— start of Available data —
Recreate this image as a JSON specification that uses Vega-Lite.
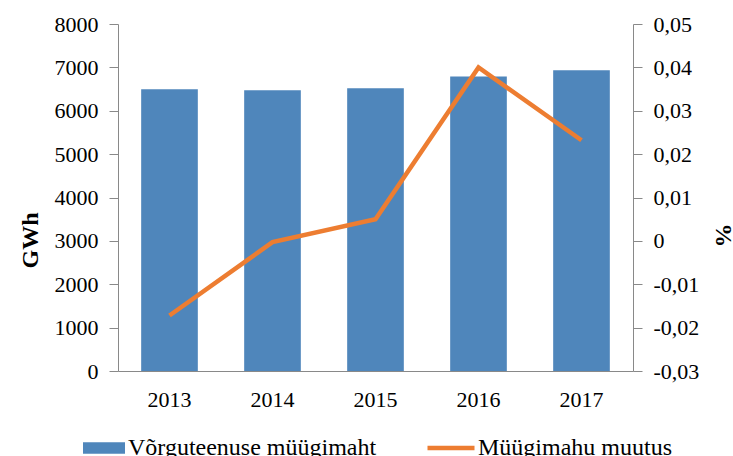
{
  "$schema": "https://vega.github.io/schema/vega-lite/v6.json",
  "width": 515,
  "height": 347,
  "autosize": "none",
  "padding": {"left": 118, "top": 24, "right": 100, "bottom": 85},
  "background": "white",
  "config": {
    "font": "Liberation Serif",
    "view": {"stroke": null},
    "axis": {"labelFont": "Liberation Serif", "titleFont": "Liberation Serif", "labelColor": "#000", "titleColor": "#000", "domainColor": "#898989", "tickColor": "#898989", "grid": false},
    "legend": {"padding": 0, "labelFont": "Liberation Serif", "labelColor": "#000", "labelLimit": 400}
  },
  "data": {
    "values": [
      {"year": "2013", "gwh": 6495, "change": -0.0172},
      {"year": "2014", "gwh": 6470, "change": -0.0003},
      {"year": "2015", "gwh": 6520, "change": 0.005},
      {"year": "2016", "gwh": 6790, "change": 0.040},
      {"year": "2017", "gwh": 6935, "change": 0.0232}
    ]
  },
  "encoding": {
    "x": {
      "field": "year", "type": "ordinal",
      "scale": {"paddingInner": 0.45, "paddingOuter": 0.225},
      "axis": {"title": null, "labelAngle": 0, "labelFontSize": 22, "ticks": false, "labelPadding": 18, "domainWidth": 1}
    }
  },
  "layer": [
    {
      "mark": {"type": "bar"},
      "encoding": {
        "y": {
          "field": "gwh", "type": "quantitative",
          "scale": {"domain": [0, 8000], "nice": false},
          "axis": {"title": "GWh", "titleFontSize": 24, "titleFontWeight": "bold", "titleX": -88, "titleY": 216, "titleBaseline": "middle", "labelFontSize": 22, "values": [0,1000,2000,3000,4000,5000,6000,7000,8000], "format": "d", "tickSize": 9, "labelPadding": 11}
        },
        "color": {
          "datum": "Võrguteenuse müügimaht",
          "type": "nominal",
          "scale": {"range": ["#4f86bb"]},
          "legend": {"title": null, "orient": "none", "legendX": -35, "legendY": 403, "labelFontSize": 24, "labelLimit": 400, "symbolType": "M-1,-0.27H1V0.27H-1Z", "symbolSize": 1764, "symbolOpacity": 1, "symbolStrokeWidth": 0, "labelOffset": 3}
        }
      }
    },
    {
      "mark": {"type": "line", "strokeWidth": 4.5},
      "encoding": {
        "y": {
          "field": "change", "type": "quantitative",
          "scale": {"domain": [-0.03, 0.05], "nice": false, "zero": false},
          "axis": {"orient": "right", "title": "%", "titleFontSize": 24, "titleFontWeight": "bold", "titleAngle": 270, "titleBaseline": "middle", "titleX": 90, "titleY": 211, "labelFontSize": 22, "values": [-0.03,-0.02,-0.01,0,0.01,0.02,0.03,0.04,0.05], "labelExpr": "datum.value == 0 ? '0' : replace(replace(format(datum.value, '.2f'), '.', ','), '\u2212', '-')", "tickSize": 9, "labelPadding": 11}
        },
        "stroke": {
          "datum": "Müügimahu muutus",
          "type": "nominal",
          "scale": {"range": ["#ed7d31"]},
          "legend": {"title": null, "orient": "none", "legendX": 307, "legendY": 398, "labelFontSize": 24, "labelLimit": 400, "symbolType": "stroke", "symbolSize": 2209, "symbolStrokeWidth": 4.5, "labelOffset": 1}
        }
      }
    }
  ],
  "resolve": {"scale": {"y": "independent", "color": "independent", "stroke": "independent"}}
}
— end of Available data —
Given problem
Repeat the data in full and exactly. Omit pictures.

Result of this exercise
Recreate this image as a JSON specification that uses Vega-Lite.
{
  "$schema": "https://vega.github.io/schema/vega-lite/v6.json",
  "width": 515,
  "height": 347,
  "autosize": "none",
  "padding": {"left": 118, "top": 24, "right": 100, "bottom": 85},
  "background": "white",
  "config": {
    "font": "Liberation Serif",
    "view": {"stroke": null},
    "axis": {"labelFont": "Liberation Serif", "titleFont": "Liberation Serif", "labelColor": "#000", "titleColor": "#000", "domainColor": "#898989", "tickColor": "#898989", "grid": false},
    "legend": {"padding": 0, "labelFont": "Liberation Serif", "labelColor": "#000", "labelLimit": 400}
  },
  "data": {
    "values": [
      {"year": "2013", "gwh": 6495, "change": -0.0172},
      {"year": "2014", "gwh": 6470, "change": -0.0003},
      {"year": "2015", "gwh": 6520, "change": 0.005},
      {"year": "2016", "gwh": 6790, "change": 0.040},
      {"year": "2017", "gwh": 6935, "change": 0.0232}
    ]
  },
  "encoding": {
    "x": {
      "field": "year", "type": "ordinal",
      "scale": {"paddingInner": 0.45, "paddingOuter": 0.225},
      "axis": {"title": null, "labelAngle": 0, "labelFontSize": 22, "ticks": false, "labelPadding": 18, "domainWidth": 1}
    }
  },
  "layer": [
    {
      "mark": {"type": "bar"},
      "encoding": {
        "y": {
          "field": "gwh", "type": "quantitative",
          "scale": {"domain": [0, 8000], "nice": false},
          "axis": {"title": "GWh", "titleFontSize": 24, "titleFontWeight": "bold", "titleX": -88, "titleY": 216, "titleBaseline": "middle", "labelFontSize": 22, "values": [0,1000,2000,3000,4000,5000,6000,7000,8000], "format": "d", "tickSize": 9, "labelPadding": 11}
        },
        "color": {
          "datum": "Võrguteenuse müügimaht",
          "type": "nominal",
          "scale": {"range": ["#4f86bb"]},
          "legend": {"title": null, "orient": "none", "legendX": -35, "legendY": 403, "labelFontSize": 24, "labelLimit": 400, "symbolType": "M-1,-0.27H1V0.27H-1Z", "symbolSize": 1764, "symbolOpacity": 1, "symbolStrokeWidth": 0, "labelOffset": 3}
        }
      }
    },
    {
      "mark": {"type": "line", "strokeWidth": 4.5},
      "encoding": {
        "y": {
          "field": "change", "type": "quantitative",
          "scale": {"domain": [-0.03, 0.05], "nice": false, "zero": false},
          "axis": {"orient": "right", "title": "%", "titleFontSize": 24, "titleFontWeight": "bold", "titleAngle": 270, "titleBaseline": "middle", "titleX": 90, "titleY": 211, "labelFontSize": 22, "values": [-0.03,-0.02,-0.01,0,0.01,0.02,0.03,0.04,0.05], "labelExpr": "datum.value == 0 ? '0' : replace(replace(format(datum.value, '.2f'), '.', ','), '\u2212', '-')", "tickSize": 9, "labelPadding": 11}
        },
        "stroke": {
          "datum": "Müügimahu muutus",
          "type": "nominal",
          "scale": {"range": ["#ed7d31"]},
          "legend": {"title": null, "orient": "none", "legendX": 307, "legendY": 398, "labelFontSize": 24, "labelLimit": 400, "symbolType": "stroke", "symbolSize": 2209, "symbolStrokeWidth": 4.5, "labelOffset": 1}
        }
      }
    }
  ],
  "resolve": {"scale": {"y": "independent", "color": "independent", "stroke": "independent"}}
}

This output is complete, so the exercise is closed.